The results of the grid test with different variances of reference sequences from 0 to 30% and depth variations from 1 to 100x are stored in Table S2. The heatmap of the results for high-quality genes obtained (level 1 ) can be seen in Figure 3-D, and the heatmaps forlevels 2 through 4, indel rate, substitution rate, and recovered genes are in Figure S1. The results in Figure 3-D show that when the sequencing depth is below 10x, or the variance in reference sequences is above 18%, the number of high-quality genes obtained is less than 50% of the total number of genes, and the number of successfully recovered genes is also greatly reduced. These data demonstrate that the sequencing depth and the variance in the reference sequences are the most important factors that affect gene recovery.

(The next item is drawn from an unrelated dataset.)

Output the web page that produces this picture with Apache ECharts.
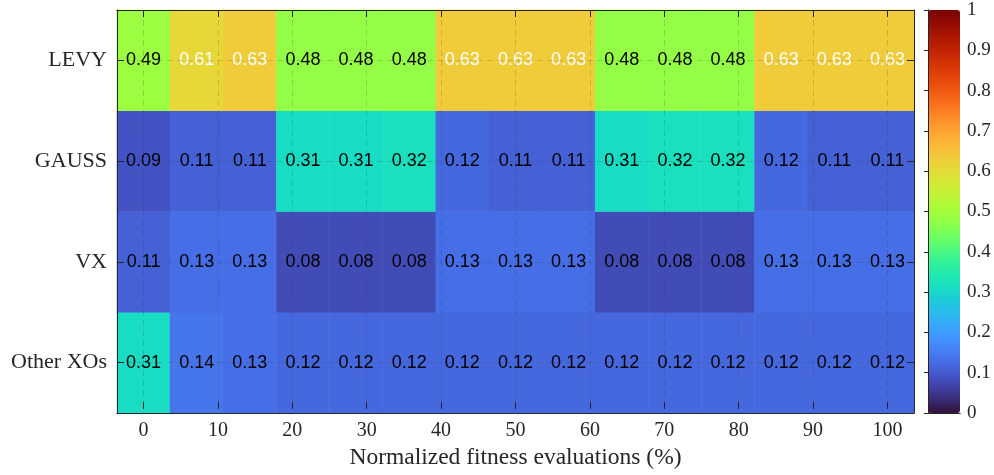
<!DOCTYPE html>
<html>
<head>
<meta charset="utf-8">
<script src="https://cdn.jsdelivr.net/npm/echarts@6/dist/echarts.min.js"></script>
<style>html,body{margin:0;padding:0;background:#fff}#c{width:994px;height:475px}</style>
</head>
<body>
<div id="c"></div>
<script>
// ---- data ----
const rowNames = ['LEVY', 'GAUSS', 'VX', 'Other XOs'];          // top to bottom
const colIndex = ['c0','c1','c2','c3','c4','c5','c6','c7','c8','c9','c10','c11','c12','c13','c14'];
const levy  = [0.49,0.61,0.63,0.48,0.48,0.48,0.63,0.63,0.63,0.48,0.48,0.48,0.63,0.63,0.63];
const gauss = [0.09,0.11,0.11,0.31,0.31,0.32,0.12,0.11,0.11,0.31,0.32,0.32,0.12,0.11,0.11];
const vx    = [0.11,0.13,0.13,0.08,0.08,0.08,0.13,0.13,0.13,0.08,0.08,0.08,0.13,0.13,0.13];
const other = [0.31,0.14,0.13,0.12,0.12,0.12,0.12,0.12,0.12,0.12,0.12,0.12,0.12,0.12,0.12];
const xTicks = [0,10,20,30,40,50,60,70,80,90,100];
const cbTicks = [0,0.1,0.2,0.3,0.4,0.5,0.6,0.7,0.8,0.9,1];
const xLabel = 'Normalized fitness evaluations (%)';

// turbo colormap stops (every 8th entry of the 256-entry table)
const turboStops = [
  'rgb(48,18,59)','rgb(57,42,115)','rgb(64,64,162)','rgb(68,86,199)','rgb(70,107,227)',
  'rgb(70,128,246)','rgb(66,148,255)','rgb(55,168,250)','rgb(40,188,235)','rgb(28,205,216)',
  'rgb(24,221,194)','rgb(31,233,175)','rgb(50,242,152)','rgb(78,249,125)','rgb(109,254,98)',
  'rgb(139,255,75)','rgb(164,252,60)','rgb(185,246,53)','rgb(205,236,52)','rgb(223,223,55)',
  'rgb(238,207,58)','rgb(248,190,57)','rgb(253,172,52)','rgb(254,150,43)','rgb(251,126,33)',
  'rgb(244,102,23)','rgb(235,80,14)','rgb(223,63,8)','rgb(208,47,5)','rgb(190,33,2)',
  'rgb(169,22,1)','rgb(146,11,1)','rgb(122,4,3)'
];

const rowsBottomUp = [other, vx, gauss, levy];
const heatData = [];
rowsBottomUp.forEach((arr, yi) => arr.forEach((v, xi) => {
  heatData.push({ value: [xi, yi, v], label: { color: v > 0.5 ? '#ffffff' : '#000000' } });
}));

const axisColor = '#262626';
const serif = 'Liberation Serif';
const gridDash = { show: true, lineStyle: { color: 'rgba(38,38,38,0.18)', type: [6, 4], width: 1 } };

const PL = 117, PT = 10, PW = 797, PH = 403;
const cellW = PW / colIndex.length, rowH = PH / rowNames.length;

function boxAxis(grid, pos, type, data) {
  const a = { gridIndex: grid, type: type, position: pos, z: 10,
    axisLine: { show: true, lineStyle: { color: axisColor } }, axisTick: { show: false },
    axisLabel: { show: false }, splitLine: { show: false } };
  if (type === 'category') a.data = data; else { a.min = 0; a.max = 1; }
  return a;
}

const chart = echarts.init(document.getElementById('c'), null, { renderer: 'canvas' });
chart.setOption({
  animation: false,
  backgroundColor: '#fff',
  grid: [
    { left: PL, top: PT, width: PW, height: PH },                                   // heatmap
    { left: PL + cellW/2, top: PT, width: PW - cellW, height: PH },                   // x ticks
    { left: PL, top: PT + rowH/2, width: PW, height: PH - rowH },                    // y ticks
    { left: 928, top: PT, width: 32, height: PH }                                    // colorbar
  ],
  xAxis: [
    boxAxis(0, 'bottom', 'category', colIndex),
    boxAxis(0, 'top', 'category', colIndex),
    { gridIndex: 1, type: 'value', min: 0, max: 100, interval: 10, position: 'bottom', z: 5,
      axisLine: { show: false }, axisTick: { show: true, inside: true, length: 7, lineStyle: { color: axisColor } },
      axisLabel: { show: true, margin: 12, color: axisColor, fontFamily: serif, fontSize: 20,
        formatter: v => xTicks.indexOf(v) >= 0 ? String(v) : '' },
      splitLine: gridDash,
      name: xLabel, nameLocation: 'middle', nameGap: 37,
      nameTextStyle: { color: axisColor, fontFamily: serif, fontSize: 23.5 } },
    { gridIndex: 1, type: 'value', min: 0, max: 100, interval: 10, position: 'top', z: 5,
      axisLine: { show: false }, axisTick: { show: true, inside: true, length: 7, lineStyle: { color: axisColor } },
      axisLabel: { show: false }, splitLine: { show: false } },
    { gridIndex: 2, type: 'value', min: 0, max: 1, show: false },
    boxAxis(3, 'bottom', 'value'),
    boxAxis(3, 'top', 'value')
  ],
  yAxis: [
    boxAxis(0, 'left', 'category', rowNames.slice().reverse()),
    boxAxis(0, 'right', 'category', rowNames.slice().reverse()),
    { gridIndex: 1, type: 'value', min: 0, max: 1, show: false },
    { gridIndex: 2, type: 'value', min: 0, max: 3, interval: 1, position: 'left', z: 5,
      axisLine: { show: false }, axisTick: { show: true, inside: true, length: 7, lineStyle: { color: axisColor } },
      axisLabel: { show: true, margin: 10, color: axisColor, fontFamily: serif, fontSize: 22,
        formatter: v => rowNames[3 - v] },
      splitLine: gridDash },
    { gridIndex: 2, type: 'value', min: 0, max: 3, interval: 1, position: 'right', z: 5,
      axisLine: { show: false }, axisTick: { show: true, inside: true, length: 7, lineStyle: { color: axisColor } },
      axisLabel: { show: false }, splitLine: { show: false } },
    boxAxis(3, 'left', 'value'),
    { gridIndex: 3, type: 'value', min: 0, max: 1, interval: 0.1, position: 'right', z: 10,
      axisLine: { show: true, lineStyle: { color: axisColor } },
      axisTick: { show: true, inside: true, length: 4, lineStyle: { color: axisColor } },
      axisLabel: { show: true, margin: 7, color: axisColor, fontFamily: serif, fontSize: 19,
        formatter: v => { const t = cbTicks.find(c => Math.abs(c - v) < 1e-6); return t === undefined ? '' : String(t); } },
      splitLine: { show: false } }
  ],
  visualMap: {
    type: 'continuous', min: 0, max: 1, seriesIndex: 0, calculable: false, hoverLink: false,
    orient: 'vertical', left: 928, top: PT, itemWidth: 32, itemHeight: PH, padding: 0,
    inRange: { color: turboStops }
  },
  series: [
    { type: 'heatmap', xAxisIndex: 0, yAxisIndex: 0, data: heatData,
      label: { show: true, fontFamily: 'Liberation Sans', fontSize: 18, formatter: p => p.value[2].toFixed(2) },
      emphasis: { disabled: true }, itemStyle: { borderWidth: 0 } }
  ]
});
</script>
</body>
</html>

The results of the evaluation of the bootstrap parameter are shown in Table S3. For each set of results, we conducted a detailed breakdown based on bootstrap scores, dividing them into five parts: [0, 50), [50,90), [90, 99), [99,100), and 100. We then compared the changes in the number of genes of different qualities, substitution rate, and other parameters after removing genes with different scores. The results indicate that a higher bootstrap score (above 90) contains the majority of high-quality (level 1 ) and medium-quality (level 2 & 3 ) genes and excludes some low-quality (level 4 ) genes. This trend is particularly evident when the variance in reference sequences is greater than 11%. However, if users select a bootstrap score that is too strict, for example, removing all sequences with a bootstrap score that is not equal to 100, many high-quality sequences will be lost. Of note, when the variance in reference sequences is less than or equal to 15%, removing genes with a bootstrap score lower than 90 hardly sacrifices high-quality results and can effectively eliminate low-quality results that are caused by highly variable reference sequences. We visually compared the results of removing those with a bootstrap score lower than 90 with the untreated results (Figure 3-C). These results reveal that when the variance in reference sequences is above 11%, filtering through the bootstrap score can effectively reduce base variations caused by incorrect assembly.